Delaying Legal Guidance
Some founders avoid consulting legal professionals during the early stages of their business to reduce expenses. However, unresolved legal issues can become much more costly later.
Legal professionals can assist startups with:
- Business formation and structure
- Intellectual property protection
- Contract drafting and review
- Compliance with regulatory requirements
Early legal guidance often prevents serious problems from developing in the future.
Building a Legally Strong Startup
Preventing legal problems requires careful planning from the earliest stages of a startup. Entrepreneurs should treat legal organization as a core part of their business strategy.
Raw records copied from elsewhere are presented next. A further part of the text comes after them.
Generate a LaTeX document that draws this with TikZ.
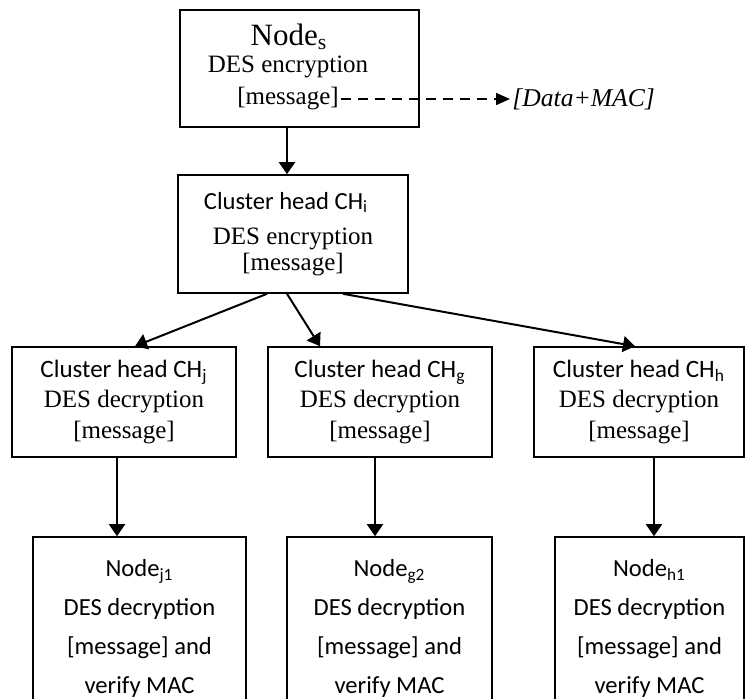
\documentclass[tikz,border=0pt]{standalone}
\usepackage{fontspec}
\setmainfont{Liberation Serif}
\newfontfamily\calibri{Carlito}
\usetikzlibrary{arrows.meta}

\begin{document}
\begin{tikzpicture}[x=0.5pt,y=-0.5pt,
    box/.style={draw,line width=0.8pt,inner sep=0pt,align=center},
    arr/.style={line width=1pt,-{Triangle[length=6pt,width=8pt]}},
    dasharr/.style={line width=0.8pt,dash pattern=on 5pt off 3.5pt,-{Triangle[length=7pt,width=6pt]}},
    serif/.style={font=\fontsize{12.5}{15.25}\selectfont},
    sans/.style={font=\calibri\fontsize{12.3}{19.5}\selectfont}]
  \useasboundingbox (0,0) rectangle (745,698);
  \clip (0,0) rectangle (745,698);
  % sending node
  \node[box,minimum width=119.5pt,minimum height=58.5pt] (ns) at (299.5,68.5) {};
  \node[font=\fontsize{15.5}{18}\selectfont] (nsname) at (289,37) {Node\textsubscript{s}};
  \node[serif] (nsop) at (288,67) {DES encryption};
  \node[serif,inner sep=1pt] (nsmsg) at (288,99) {[message]};
  \node[serif,font=\itshape\fontsize{12.8}{15}\selectfont,inner sep=1pt,anchor=west] (mac) at (510,99) {[Data+MAC]};
  % cluster heads
  \node[box,serif,minimum width=115pt,minimum height=59pt,font=\fontsize{12.5}{13}\selectfont] (chi) at (293,234)
    {{\calibri\fontsize{12.3}{13}\selectfont Cluster head CH\textsubscript{i}\hspace*{7pt}}\\[4.5pt] DES encryption\\ {[message]}};
  \node[box,serif,minimum width=112pt,minimum height=55pt] (chj) at (124,402)
    {{\calibri Cluster head CH\textsubscript{j}}\\ DES decryption\\ {[message]}};
  \node[box,serif,minimum width=112pt,minimum height=55pt] (chg) at (380,402)
    {{\calibri Cluster head CH\textsubscript{g}}\\ DES decryption\\ {[message]}};
  \node[box,serif,minimum width=105pt,minimum height=55pt] (chh) at (639,402)
    {{\calibri Cluster head CH\textsubscript{h}}\\ DES decryption\\ {[message]}};
  % receiving nodes
  \node[box,sans,minimum width=106.5pt,minimum height=91.5pt] (nj) at (139.5,628.5)
    {Node\textsubscript{j1}\\ DES decryption\\ {[message] and}\\ verify MAC};
  \node[box,sans,minimum width=102.5pt,minimum height=91.5pt] (ng) at (389.5,628.5)
    {Node\textsubscript{g2}\\ DES decryption\\ {[message] and}\\ verify MAC};
  \node[box,sans,minimum width=94.5pt,minimum height=91.5pt] (nh) at (649.5,628.5)
    {Node\textsubscript{h1}\\ DES decryption\\ {[message] and}\\ verify MAC};
  % connectors
  \draw[dasharr] (nsmsg.east) -- (mac.west);
  \draw[arr] ([xshift=-6.25pt]ns.south) -- ([xshift=-6.25pt]ns.south |- chi.north);
  \draw[arr] ([xshift=-13pt]chi.south) -- ([xshift=5.5pt]chj.north);
  \draw[arr] ([xshift=-3pt]chi.south) -- ([xshift=-30pt]chg.north);
  \draw[arr] ([xshift=25pt]chi.south) -- ([xshift=-2pt]chh.north);
  \draw[arr] ([xshift=-3.5pt]chj.south) -- ([xshift=-3.5pt]chj.south |- nj.north);
  \draw[arr] ([xshift=-2.5pt]chg.south) -- ([xshift=-2.5pt]chg.south |- ng.north);
  \draw[arr] ([xshift=7.5pt]chh.south) -- ([xshift=7.5pt]chh.south |- nh.north);
\end{tikzpicture}
\end{document}
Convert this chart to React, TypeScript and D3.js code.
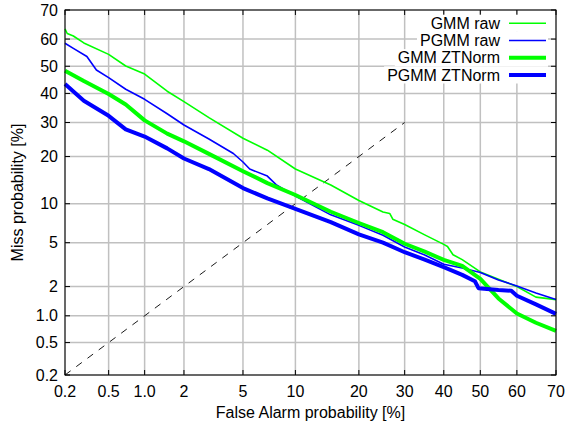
import * as d3 from "d3";
import { useEffect, useRef } from "react";

type P = [number, number];

// DET curves: [false alarm %, miss %]
const gmmRaw: P[] = [
  [0.2, 63.6], [0.21, 62.0], [0.24, 61.1], [0.3, 58.6], [0.5, 54.4], [0.7, 50.1],
  [1, 47.1], [1.5, 40.8], [2, 37.1], [3, 31.6], [5, 25.1], [7, 21.7], [10, 16.9],
  [15, 13.4], [20, 10.55], [25, 8.7], [26.5, 8.5], [27.2, 7.7], [30, 7.0], [35, 5.8],
  [40, 4.84], [41, 4.65], [42.5, 3.95], [45, 3.57], [50, 2.76], [55, 2.35], [60, 2.0],
  [65, 1.57], [70, 1.48],
];
const pgmmRaw: P[] = [
  [0.2, 58.5], [0.24, 56.6], [0.32, 53.6], [0.39, 48.6], [0.5, 45.8], [0.7, 41.5],
  [1, 37.9], [1.5, 32.9], [2, 29.2], [3, 24.9], [4.35, 20.8], [5, 18.6], [5.5, 16.9],
  [7, 15.3], [7.85, 13.5], [10, 11.3], [15, 8.3], [20, 6.9], [25, 5.75], [30, 4.6],
  [35, 3.93], [40, 3.25], [45, 3.0], [50, 2.73], [55, 2.32], [60, 2.03], [65, 1.73],
  [70, 1.48],
];
const gmmZt: P[] = [
  [0.2, 48.35], [0.3, 44.5], [0.5, 39.8], [0.7, 36.1], [1, 30.7], [1.5, 26.5],
  [2, 24.2], [3, 20.7], [5, 16.4], [7, 13.8], [10, 11.5], [15, 8.75], [20, 7.2],
  [25, 6.1], [30, 4.9], [35, 4.2], [40, 3.55], [45, 3.14], [50, 2.37], [55, 1.52],
  [60, 1.06], [65, 0.84], [70, 0.68],
];
const pgmmZt: P[] = [
  [0.2, 43.4], [0.3, 37.4], [0.5, 32.2], [0.7, 27.8], [1, 25.6], [1.5, 22.2],
  [2, 19.5], [3, 16.9], [5, 12.8], [7, 10.9], [10, 9.2], [15, 7.3], [20, 5.85],
  [25, 5.0], [30, 4.15], [35, 3.57], [40, 3.05], [45, 2.59], [48.5, 2.25], [49.5, 1.93],
  [55, 1.85], [58.5, 1.82], [60, 1.62], [65, 1.32], [70, 1.05],
];
const diagonal: P[] = [[0.2, 0.2], [30, 30]];

const tickValues = [0.2, 0.5, 1, 2, 5, 10, 20, 30, 40, 50, 60, 70];
const tickLabels = ["0.2", "0.5", "1.0", "2", "5", "10", "20", "30", "40", "50", "60", "70"];

const seriesNames = ["GMM raw", "PGMM raw", "GMM ZTNorm", "PGMM ZTNorm"];
const seriesData = [gmmRaw, pgmmRaw, gmmZt, pgmmZt];
const seriesColors = ["#00ff00", "#0000ff", "#00ff00", "#0000ff"];
const seriesWidths = [1.6, 1.6, 4, 4];

// inverse normal cdf (Acklam)
function probit(p: number) {
  const a = [-39.69683028665376, 220.9460984245205, -275.9285104469687, 138.357751867269, -30.66479806614716, 2.506628277459239];
  const b = [-54.47609879822406, 161.5858368580409, -155.6989798598866, 66.80131188771972, -13.28068155288572];
  const c = [-0.007784894002430293, -0.3223964580411365, -2.400758277161838, -2.549732539343734, 4.374664141464968, 2.938163982698783];
  const d = [0.007784695709041462, 0.3224671290700398, 2.445134137142996, 3.754408661907416];
  const plow = 0.02425;
  if (p < plow) {
    const q = Math.sqrt(-2 * Math.log(p));
    return (((((c[0] * q + c[1]) * q + c[2]) * q + c[3]) * q + c[4]) * q + c[5]) /
      ((((d[0] * q + d[1]) * q + d[2]) * q + d[3]) * q + 1);
  }
  if (p <= 1 - plow) {
    const q = p - 0.5;
    const r = q * q;
    return (((((a[0] * r + a[1]) * r + a[2]) * r + a[3]) * r + a[4]) * r + a[5]) * q /
      (((((b[0] * r + b[1]) * r + b[2]) * r + b[3]) * r + b[4]) * r + 1);
  }
  const q = Math.sqrt(-2 * Math.log(1 - p));
  return -(((((c[0] * q + c[1]) * q + c[2]) * q + c[3]) * q + c[4]) * q + c[5]) /
    ((((d[0] * q + d[1]) * q + d[2]) * q + d[3]) * q + 1);
}

export default function App() {
  const svgRef = useRef<SVGSVGElement>(null);
  const width = 565;
  const height = 432;

  useEffect(() => {
    document.body.style.margin = "0";
    const svg = d3.select(svgRef.current).attr("width", width).attr("height", height);
    svg.selectAll("*").remove();

    const left = 65, right = 556, top = 10, bottom = 375;
    const font = "'Liberation Sans', Arial, Helvetica, sans-serif";

    const xs = d3.scaleLinear().domain([probit(0.002), probit(0.7)]).range([left, right]);
    const ys = d3.scaleLinear().domain([probit(0.002), probit(0.7)]).range([bottom, top]);
    const fx = (v: number) => xs(probit(v / 100));
    const fy = (v: number) => ys(probit(v / 100));

    svg.append("rect").attr("width", width).attr("height", height).attr("fill", "#fff");

    // grid
    const grid = svg.append("g").attr("stroke", "#c0c0c0").attr("stroke-width", 1.5);
    grid.selectAll("line.gx").data(tickValues).enter().append("line")
      .attr("x1", d => fx(d)).attr("x2", d => fx(d)).attr("y1", top).attr("y2", bottom);
    grid.selectAll("line.gy").data(tickValues).enter().append("line")
      .attr("y1", d => fy(d)).attr("y2", d => fy(d)).attr("x1", left).attr("x2", right);

    // diagonal
    const line = d3.line<P>().x(d => fx(d[0])).y(d => fy(d[1]));
    svg.append("path").attr("d", line(diagonal)).attr("fill", "none")
      .attr("stroke", "#000").attr("stroke-width", 0.9).attr("stroke-dasharray", "7 7");

    // curves
    seriesData.forEach((s, i) => {
      svg.append("path").attr("d", line(s)).attr("fill", "none")
        .attr("stroke", seriesColors[i]).attr("stroke-width", seriesWidths[i])
        .attr("stroke-linejoin", "round");
    });

    // border + inward ticks
    svg.append("rect").attr("x", left).attr("y", top).attr("width", right - left)
      .attr("height", bottom - top).attr("fill", "none").attr("stroke", "#000").attr("stroke-width", 1);
    const ticks = svg.append("g").attr("stroke", "#000").attr("stroke-width", 1);
    tickValues.forEach(v => {
      ticks.append("line").attr("x1", fx(v)).attr("x2", fx(v)).attr("y1", bottom).attr("y2", bottom - 5);
      ticks.append("line").attr("x1", fx(v)).attr("x2", fx(v)).attr("y1", top).attr("y2", top + 5);
      ticks.append("line").attr("y1", fy(v)).attr("y2", fy(v)).attr("x1", left).attr("x2", left + 5);
      ticks.append("line").attr("y1", fy(v)).attr("y2", fy(v)).attr("x1", right).attr("x2", right - 5);
    });

    // tick labels
    svg.selectAll("text.xt").data(tickValues).enter().append("text")
      .attr("x", d => fx(d)).attr("y", 397).attr("text-anchor", "middle")
      .attr("font-family", font).attr("font-size", 16).attr("fill", "#000")
      .text((d, i) => tickLabels[i]);
    svg.selectAll("text.yt").data(tickValues).enter().append("text")
      .attr("x", 58).attr("y", d => fy(d)).attr("dy", "0.35em").attr("text-anchor", "end")
      .attr("font-family", font).attr("font-size", 16).attr("fill", "#000")
      .text((d, i) => tickLabels[i]);

    // axis titles
    svg.append("text").attr("x", (left + right) / 2).attr("y", 418).attr("text-anchor", "middle")
      .attr("font-family", font).attr("font-size", 16).text("False Alarm probability [%]");
    svg.append("text").attr("transform", `translate(23, ${(top + bottom) / 2}) rotate(-90)`)
      .attr("text-anchor", "middle").attr("font-family", font).attr("font-size", 16)
      .text("Miss probability [%]");

    // legend
    const legend = svg.append("g");
    seriesNames.forEach((name, i) => {
      const cy = 23.3 + i * 17.2;
      const row = legend.append("g");
      const bg = row.append("rect").attr("fill", "#fff");
      const t = row.append("text").attr("x", 500).attr("y", cy).attr("dy", "0.35em")
        .attr("text-anchor", "end").attr("font-family", font).attr("font-size", 16).text(name);
      const w = (t.node() as SVGTextElement).getComputedTextLength();
      bg.attr("x", 500 - w - 3).attr("y", cy - 8.6).attr("width", w + 51).attr("height", 17.2);
      row.append("line").attr("x1", 509).attr("x2", 546).attr("y1", cy).attr("y2", cy)
        .attr("stroke", seriesColors[i]).attr("stroke-width", seriesWidths[i]);
    });
  }, []);

  return <svg ref={svgRef}></svg>;
}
Taking proactive legal steps helps protect the company, its founders, and its investors. It also strengthens the startup’s credibility when seeking partnerships or investment opportunities.
Conclusion
Legal problems can quietly undermine even the most promising startups. Issues involving corporate structure, intellectual property ownership, employment classification, and investor agreements can escalate into serious challenges if ignored.
Understanding common startup legal mistakes allows entrepreneurs to anticipate risks and implement safeguards before problems arise. By prioritizing legal compliance and strong documentation, startups can create a stable foundation that supports sustainable growth.
Summary
- Legal issues are a common reason why startups fail.
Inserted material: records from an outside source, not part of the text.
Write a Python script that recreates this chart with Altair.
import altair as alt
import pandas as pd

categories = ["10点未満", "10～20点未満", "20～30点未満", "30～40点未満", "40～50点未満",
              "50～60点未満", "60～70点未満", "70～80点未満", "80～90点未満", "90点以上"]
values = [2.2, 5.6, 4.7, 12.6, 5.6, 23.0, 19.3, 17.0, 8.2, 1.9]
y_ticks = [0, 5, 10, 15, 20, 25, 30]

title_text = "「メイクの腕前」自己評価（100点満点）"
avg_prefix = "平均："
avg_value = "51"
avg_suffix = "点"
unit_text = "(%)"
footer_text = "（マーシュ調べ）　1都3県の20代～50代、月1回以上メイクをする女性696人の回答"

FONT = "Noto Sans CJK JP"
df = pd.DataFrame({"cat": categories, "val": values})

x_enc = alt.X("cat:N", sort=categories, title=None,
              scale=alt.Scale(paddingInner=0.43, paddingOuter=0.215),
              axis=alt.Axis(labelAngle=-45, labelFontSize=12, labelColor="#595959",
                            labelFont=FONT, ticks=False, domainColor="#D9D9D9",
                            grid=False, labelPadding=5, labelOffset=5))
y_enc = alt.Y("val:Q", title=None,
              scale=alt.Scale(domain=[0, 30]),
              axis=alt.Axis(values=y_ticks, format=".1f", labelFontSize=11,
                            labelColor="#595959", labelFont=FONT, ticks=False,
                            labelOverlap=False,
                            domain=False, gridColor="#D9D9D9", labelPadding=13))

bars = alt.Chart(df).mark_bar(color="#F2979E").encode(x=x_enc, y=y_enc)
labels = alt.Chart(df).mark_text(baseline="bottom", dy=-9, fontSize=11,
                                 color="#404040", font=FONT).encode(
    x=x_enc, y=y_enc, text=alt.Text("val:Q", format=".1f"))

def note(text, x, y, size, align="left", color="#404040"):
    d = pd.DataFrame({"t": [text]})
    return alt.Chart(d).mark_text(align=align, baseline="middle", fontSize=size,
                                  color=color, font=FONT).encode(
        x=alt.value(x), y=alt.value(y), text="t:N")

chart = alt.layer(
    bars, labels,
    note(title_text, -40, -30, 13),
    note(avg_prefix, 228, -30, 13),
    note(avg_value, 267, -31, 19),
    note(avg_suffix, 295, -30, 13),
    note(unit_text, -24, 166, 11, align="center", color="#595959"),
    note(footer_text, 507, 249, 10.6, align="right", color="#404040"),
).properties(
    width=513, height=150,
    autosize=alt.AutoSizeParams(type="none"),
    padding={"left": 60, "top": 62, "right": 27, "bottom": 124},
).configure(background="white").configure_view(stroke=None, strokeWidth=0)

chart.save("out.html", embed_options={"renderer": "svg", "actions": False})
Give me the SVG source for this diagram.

- Choosing the wrong corporate structure can create tax and liability problems.
- Mixing personal and business finances may expose founders to personal liability.
- Founder agreements are necessary to prevent ownership and management disputes.
- Intellectual property must be protected to maintain ownership of innovations.
- Worker misclassification can lead to tax penalties and labor law violations.
- Securities regulations must be followed when raising investment funds.
- Proper contracts, regulatory compliance, and data protection policies reduce legal risk.
- Early legal guidance helps startups avoid costly legal disputes.